What I wish I had known:
Probably very little. What I have had confirmed to me since my divorce is that my initial view of the more you spend and the longer the process takes the harder it is to rebuild a civil and decent relationship with your former spouse. Guided by my lawyer and going with my own gut instincts meant that we achieved a fair and reasonable settlement that kept all parties (myself, my former wife and my children) able to continue having a warm relationship and that is worth far more than any amount of money.
The low point:
However you dress it up divorce is not a pleasant process. There were times I got more stressed by the process than was good for me, but my lawyer managed to keep me calm and the agreement was signed, albeit slightly later then I was hoping for.

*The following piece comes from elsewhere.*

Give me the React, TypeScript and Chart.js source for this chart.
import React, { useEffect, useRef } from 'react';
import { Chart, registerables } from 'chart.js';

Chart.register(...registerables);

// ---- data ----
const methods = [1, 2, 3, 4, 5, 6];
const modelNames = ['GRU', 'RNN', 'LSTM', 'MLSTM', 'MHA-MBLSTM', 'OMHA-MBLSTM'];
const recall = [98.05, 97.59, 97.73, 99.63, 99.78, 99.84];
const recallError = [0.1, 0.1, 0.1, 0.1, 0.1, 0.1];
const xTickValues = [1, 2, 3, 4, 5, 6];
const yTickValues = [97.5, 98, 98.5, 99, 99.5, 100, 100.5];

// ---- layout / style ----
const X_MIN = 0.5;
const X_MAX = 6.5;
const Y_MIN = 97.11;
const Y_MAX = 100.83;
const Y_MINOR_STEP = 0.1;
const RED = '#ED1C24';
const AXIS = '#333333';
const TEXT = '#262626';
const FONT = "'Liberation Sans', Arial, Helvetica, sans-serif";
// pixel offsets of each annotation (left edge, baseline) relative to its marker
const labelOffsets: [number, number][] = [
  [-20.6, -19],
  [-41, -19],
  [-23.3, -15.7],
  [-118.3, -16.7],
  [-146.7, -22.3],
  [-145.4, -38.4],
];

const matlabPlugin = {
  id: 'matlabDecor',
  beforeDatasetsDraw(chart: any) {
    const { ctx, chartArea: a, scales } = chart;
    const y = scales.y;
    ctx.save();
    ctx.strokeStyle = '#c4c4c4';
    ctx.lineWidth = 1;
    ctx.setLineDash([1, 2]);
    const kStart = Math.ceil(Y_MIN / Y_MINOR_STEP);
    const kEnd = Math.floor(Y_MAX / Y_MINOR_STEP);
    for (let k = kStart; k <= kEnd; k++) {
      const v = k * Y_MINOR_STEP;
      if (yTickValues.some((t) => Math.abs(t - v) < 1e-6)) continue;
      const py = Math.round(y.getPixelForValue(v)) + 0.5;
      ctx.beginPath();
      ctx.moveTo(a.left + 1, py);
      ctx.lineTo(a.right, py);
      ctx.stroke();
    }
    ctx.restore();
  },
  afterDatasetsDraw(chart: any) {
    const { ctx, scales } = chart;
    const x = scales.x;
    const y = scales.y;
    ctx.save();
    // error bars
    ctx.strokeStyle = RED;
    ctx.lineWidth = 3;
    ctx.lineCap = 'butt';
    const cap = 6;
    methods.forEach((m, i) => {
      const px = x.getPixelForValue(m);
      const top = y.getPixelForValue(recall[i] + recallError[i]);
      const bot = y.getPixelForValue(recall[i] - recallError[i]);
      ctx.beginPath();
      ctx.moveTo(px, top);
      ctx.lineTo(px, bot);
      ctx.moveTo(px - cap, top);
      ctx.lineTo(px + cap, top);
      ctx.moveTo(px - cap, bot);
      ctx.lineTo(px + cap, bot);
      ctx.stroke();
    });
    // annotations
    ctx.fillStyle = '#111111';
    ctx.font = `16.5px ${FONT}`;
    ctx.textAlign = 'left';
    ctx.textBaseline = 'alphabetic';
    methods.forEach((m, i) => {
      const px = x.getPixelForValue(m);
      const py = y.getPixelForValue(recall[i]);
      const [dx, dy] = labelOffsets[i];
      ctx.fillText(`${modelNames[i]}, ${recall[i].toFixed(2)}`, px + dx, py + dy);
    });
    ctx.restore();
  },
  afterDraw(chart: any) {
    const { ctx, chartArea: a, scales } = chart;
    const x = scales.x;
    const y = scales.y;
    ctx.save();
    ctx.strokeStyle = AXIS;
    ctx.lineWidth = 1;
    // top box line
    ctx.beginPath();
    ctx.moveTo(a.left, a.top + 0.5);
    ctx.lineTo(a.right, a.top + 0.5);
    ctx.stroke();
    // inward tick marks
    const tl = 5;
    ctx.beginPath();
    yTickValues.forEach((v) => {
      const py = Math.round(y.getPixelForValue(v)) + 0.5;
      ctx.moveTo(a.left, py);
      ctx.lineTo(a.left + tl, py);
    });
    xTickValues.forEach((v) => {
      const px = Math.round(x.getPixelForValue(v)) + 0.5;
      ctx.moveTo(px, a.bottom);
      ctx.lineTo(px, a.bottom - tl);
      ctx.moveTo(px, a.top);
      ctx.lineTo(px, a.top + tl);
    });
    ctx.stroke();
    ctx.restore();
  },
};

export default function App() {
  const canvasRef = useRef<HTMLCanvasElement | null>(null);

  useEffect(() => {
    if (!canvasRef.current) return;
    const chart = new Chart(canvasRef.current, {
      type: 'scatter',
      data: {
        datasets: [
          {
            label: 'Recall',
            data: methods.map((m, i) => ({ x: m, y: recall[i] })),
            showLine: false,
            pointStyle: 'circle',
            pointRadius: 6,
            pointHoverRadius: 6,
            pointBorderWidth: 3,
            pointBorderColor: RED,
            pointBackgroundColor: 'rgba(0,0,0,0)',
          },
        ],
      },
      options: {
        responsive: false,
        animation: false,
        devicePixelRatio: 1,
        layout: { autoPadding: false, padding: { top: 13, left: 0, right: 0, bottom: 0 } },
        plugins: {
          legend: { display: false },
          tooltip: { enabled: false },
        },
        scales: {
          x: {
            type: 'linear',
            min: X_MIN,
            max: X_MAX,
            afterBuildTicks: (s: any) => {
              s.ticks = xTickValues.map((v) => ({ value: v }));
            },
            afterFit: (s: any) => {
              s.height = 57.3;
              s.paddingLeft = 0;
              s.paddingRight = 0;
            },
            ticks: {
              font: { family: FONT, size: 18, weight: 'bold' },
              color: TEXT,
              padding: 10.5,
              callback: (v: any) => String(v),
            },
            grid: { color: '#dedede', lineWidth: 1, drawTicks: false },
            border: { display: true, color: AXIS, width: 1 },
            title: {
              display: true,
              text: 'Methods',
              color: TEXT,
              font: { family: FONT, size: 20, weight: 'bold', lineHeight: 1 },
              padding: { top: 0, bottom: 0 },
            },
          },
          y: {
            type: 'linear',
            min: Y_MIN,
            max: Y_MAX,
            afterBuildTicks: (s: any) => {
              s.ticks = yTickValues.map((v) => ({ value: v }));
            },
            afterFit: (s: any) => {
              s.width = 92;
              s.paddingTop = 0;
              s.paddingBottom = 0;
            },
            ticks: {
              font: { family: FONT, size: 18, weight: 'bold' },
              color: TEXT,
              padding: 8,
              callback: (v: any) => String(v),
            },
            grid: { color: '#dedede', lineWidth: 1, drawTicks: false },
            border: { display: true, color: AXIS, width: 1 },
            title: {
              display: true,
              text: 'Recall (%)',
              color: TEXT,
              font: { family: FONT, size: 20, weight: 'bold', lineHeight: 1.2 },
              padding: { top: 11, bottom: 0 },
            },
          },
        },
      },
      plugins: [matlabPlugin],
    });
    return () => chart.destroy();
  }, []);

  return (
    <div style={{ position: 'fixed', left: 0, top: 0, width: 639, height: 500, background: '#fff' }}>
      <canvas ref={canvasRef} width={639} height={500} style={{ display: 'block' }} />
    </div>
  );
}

The certainty that I did the right thing:
Unfortunately, my marriage had come to an end and I realised then (and realise now) there was no alternative other than to divorce, as amicably, as possible.
What I would do differently:
In terms of how I handled my divorce I don’t think there is anything I would do differently. I would advise any couples thinking of getting divorced to seek out really good “couples” counselling as however civilised you can make the divorce it really is best avoided if at all possible.